STATED TASK: Count how many lines hold the word "with" and give that number as the whole answer.

AVAILABLE RECORDS:
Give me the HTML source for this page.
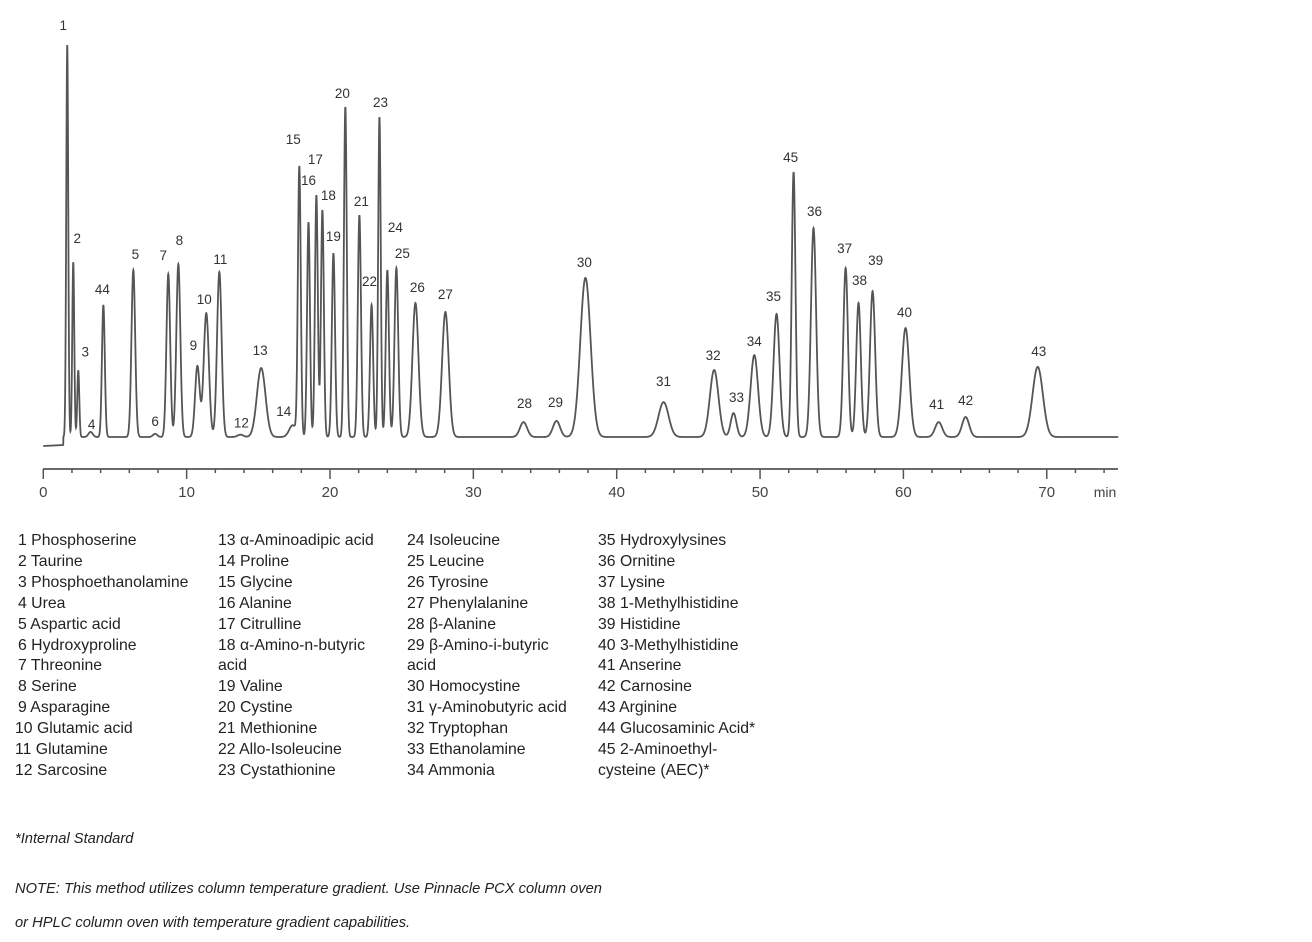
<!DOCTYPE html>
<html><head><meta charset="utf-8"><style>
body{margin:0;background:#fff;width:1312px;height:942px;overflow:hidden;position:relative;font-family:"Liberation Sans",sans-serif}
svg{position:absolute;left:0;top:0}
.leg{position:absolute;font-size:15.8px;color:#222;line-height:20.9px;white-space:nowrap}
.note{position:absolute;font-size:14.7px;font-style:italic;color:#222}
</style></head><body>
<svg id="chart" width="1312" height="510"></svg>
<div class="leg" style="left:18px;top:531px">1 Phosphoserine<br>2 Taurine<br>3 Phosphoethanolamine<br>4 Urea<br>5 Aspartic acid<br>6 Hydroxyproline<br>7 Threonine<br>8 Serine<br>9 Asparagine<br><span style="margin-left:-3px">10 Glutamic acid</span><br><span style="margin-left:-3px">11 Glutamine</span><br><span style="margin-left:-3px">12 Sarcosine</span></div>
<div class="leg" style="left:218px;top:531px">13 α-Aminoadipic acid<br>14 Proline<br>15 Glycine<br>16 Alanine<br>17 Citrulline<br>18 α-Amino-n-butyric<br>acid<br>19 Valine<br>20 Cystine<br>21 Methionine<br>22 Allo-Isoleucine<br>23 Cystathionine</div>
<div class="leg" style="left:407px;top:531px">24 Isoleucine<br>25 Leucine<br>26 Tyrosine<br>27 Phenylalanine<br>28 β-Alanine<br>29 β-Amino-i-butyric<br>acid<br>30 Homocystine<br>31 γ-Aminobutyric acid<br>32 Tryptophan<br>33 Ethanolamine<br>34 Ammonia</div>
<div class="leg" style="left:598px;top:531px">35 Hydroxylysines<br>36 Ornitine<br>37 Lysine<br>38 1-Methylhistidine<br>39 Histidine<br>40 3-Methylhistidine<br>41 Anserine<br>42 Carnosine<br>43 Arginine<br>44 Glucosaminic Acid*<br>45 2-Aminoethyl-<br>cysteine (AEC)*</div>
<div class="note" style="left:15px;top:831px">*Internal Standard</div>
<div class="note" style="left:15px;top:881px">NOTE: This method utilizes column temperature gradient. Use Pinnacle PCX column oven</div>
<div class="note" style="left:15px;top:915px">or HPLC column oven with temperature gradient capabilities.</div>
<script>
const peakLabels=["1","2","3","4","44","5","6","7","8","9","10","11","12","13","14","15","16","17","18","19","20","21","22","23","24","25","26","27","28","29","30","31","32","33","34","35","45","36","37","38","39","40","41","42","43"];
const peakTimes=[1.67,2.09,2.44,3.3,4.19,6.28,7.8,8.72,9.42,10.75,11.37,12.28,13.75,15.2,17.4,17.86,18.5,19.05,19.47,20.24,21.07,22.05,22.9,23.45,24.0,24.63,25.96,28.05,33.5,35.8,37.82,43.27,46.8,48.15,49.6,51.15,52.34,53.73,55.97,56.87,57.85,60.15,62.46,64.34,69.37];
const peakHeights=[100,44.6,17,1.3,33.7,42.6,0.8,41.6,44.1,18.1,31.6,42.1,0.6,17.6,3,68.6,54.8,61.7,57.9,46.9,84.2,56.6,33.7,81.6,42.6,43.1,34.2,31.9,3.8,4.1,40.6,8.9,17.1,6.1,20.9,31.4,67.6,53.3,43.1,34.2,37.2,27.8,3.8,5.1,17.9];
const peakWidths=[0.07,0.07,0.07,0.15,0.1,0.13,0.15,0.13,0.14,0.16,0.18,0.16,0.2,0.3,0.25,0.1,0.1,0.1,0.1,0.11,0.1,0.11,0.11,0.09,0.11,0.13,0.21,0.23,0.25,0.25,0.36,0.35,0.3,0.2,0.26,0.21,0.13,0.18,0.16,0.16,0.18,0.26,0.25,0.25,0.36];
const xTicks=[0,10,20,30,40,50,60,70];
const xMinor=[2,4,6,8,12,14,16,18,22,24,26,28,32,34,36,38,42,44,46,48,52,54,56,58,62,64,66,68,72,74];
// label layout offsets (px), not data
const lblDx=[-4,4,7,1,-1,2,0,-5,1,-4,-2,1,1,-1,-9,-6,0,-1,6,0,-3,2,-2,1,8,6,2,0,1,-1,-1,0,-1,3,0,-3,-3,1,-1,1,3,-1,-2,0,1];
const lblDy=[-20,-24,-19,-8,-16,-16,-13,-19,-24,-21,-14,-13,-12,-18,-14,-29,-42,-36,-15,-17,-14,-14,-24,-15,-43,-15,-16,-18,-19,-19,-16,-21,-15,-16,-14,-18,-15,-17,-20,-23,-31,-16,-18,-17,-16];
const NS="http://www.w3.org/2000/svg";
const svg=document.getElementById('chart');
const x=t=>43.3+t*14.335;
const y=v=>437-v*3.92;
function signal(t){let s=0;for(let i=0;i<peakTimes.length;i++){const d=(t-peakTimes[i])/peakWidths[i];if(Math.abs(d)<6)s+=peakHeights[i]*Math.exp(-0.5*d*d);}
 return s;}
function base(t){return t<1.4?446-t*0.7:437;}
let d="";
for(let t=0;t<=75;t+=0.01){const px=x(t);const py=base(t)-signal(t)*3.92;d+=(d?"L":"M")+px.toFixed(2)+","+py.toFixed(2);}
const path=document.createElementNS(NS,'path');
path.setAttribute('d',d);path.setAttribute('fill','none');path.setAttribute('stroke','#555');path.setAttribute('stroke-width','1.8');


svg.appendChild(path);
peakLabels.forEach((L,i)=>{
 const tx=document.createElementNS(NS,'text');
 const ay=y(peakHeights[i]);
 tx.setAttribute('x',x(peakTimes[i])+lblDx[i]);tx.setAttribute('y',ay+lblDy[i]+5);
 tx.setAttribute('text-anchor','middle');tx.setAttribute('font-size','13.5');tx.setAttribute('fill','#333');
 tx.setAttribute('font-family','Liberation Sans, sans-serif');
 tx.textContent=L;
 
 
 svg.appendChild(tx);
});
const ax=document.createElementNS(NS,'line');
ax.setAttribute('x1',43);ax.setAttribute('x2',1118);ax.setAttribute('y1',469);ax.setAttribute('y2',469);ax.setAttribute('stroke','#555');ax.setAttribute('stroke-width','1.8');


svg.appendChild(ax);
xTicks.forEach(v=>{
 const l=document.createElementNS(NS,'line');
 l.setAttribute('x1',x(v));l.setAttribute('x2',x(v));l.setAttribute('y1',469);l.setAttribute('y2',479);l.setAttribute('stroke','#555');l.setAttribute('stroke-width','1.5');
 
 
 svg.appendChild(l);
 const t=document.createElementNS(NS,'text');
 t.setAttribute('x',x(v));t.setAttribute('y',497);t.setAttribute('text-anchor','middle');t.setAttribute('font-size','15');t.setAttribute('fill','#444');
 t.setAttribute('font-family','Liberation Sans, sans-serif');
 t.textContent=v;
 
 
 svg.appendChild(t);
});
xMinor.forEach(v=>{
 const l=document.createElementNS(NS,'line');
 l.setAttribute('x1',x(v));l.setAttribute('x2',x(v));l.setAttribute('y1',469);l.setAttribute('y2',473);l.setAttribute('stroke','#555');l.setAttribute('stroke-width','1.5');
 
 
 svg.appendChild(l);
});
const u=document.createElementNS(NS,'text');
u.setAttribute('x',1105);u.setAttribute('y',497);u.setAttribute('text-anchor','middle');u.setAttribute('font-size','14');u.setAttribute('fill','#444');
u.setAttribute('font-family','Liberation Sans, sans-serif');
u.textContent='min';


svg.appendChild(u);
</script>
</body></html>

---

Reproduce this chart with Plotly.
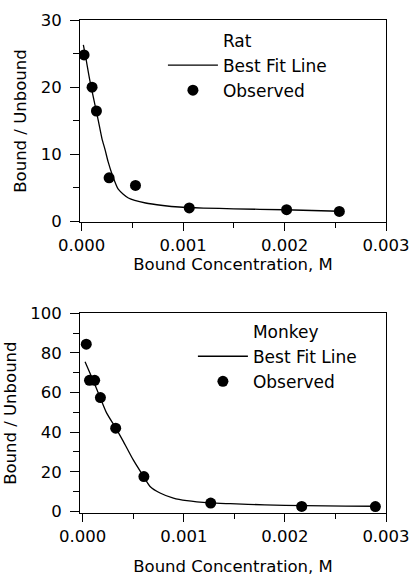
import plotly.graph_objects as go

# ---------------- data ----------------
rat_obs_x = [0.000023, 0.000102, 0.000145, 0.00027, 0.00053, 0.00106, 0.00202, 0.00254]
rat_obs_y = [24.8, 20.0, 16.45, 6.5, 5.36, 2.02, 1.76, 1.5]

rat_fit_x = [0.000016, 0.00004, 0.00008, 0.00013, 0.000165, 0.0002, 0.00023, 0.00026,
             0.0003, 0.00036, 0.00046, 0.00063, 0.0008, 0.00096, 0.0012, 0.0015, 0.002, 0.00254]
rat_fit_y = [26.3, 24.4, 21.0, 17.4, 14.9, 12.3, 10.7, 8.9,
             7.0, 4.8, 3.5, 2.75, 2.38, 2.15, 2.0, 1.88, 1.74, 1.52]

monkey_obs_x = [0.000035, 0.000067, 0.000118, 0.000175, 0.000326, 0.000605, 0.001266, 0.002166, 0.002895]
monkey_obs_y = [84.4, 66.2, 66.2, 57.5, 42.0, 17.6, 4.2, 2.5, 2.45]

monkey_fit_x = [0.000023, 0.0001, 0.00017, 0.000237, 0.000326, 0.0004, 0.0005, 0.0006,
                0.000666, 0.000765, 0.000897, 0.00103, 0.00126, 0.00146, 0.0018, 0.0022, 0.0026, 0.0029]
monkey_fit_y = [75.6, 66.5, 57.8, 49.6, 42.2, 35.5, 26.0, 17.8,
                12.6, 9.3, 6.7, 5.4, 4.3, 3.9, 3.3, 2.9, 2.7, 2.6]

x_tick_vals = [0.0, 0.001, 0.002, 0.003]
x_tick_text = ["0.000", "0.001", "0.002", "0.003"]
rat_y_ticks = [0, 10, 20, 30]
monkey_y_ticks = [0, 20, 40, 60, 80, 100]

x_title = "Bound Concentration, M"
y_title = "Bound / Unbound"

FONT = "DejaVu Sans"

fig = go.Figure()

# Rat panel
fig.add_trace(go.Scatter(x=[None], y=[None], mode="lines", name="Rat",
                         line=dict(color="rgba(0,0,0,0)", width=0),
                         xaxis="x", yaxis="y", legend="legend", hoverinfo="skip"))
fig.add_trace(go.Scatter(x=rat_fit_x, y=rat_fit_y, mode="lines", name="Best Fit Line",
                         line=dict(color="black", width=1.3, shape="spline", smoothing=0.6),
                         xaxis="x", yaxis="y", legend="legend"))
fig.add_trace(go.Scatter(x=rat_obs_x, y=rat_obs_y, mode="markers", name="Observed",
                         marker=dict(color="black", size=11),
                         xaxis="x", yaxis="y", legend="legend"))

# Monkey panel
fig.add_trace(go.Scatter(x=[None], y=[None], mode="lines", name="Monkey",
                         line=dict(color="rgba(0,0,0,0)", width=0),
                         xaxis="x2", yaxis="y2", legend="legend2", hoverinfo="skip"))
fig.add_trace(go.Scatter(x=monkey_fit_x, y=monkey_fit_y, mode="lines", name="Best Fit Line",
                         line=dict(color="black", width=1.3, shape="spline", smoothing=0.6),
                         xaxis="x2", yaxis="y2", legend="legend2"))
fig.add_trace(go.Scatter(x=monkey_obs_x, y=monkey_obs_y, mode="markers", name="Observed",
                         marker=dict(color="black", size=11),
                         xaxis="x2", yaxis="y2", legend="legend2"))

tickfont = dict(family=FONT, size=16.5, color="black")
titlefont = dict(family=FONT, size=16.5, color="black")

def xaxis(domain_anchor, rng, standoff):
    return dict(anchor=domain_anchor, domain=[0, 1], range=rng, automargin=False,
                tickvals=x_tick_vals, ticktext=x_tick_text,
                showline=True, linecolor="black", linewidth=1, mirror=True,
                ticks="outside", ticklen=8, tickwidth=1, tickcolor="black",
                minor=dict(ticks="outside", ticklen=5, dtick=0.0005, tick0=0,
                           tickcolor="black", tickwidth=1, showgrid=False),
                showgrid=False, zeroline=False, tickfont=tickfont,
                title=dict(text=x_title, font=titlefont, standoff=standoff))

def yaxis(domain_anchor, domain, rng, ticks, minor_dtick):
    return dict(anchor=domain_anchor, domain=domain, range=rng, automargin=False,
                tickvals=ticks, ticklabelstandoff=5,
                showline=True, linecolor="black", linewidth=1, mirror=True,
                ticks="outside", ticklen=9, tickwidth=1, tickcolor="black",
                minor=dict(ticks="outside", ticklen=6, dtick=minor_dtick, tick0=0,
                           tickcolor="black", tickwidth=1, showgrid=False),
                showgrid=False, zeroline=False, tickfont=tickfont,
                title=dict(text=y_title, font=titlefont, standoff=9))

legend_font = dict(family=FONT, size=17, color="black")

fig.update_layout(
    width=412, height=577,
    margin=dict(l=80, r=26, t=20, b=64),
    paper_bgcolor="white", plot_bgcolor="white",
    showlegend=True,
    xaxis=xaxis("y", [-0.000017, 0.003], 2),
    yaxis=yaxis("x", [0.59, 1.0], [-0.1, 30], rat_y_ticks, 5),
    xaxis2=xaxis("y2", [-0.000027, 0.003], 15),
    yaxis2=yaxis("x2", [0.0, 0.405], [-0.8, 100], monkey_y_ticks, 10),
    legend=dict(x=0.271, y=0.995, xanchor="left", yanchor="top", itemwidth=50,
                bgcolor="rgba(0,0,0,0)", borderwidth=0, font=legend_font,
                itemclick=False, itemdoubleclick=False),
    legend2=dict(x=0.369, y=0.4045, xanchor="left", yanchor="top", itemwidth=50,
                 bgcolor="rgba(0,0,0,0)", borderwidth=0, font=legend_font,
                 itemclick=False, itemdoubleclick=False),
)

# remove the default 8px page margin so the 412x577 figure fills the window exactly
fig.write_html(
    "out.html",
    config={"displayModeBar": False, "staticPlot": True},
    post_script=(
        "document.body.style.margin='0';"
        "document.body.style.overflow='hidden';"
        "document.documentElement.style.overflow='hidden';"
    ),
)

RESULT OF THE TASK: 2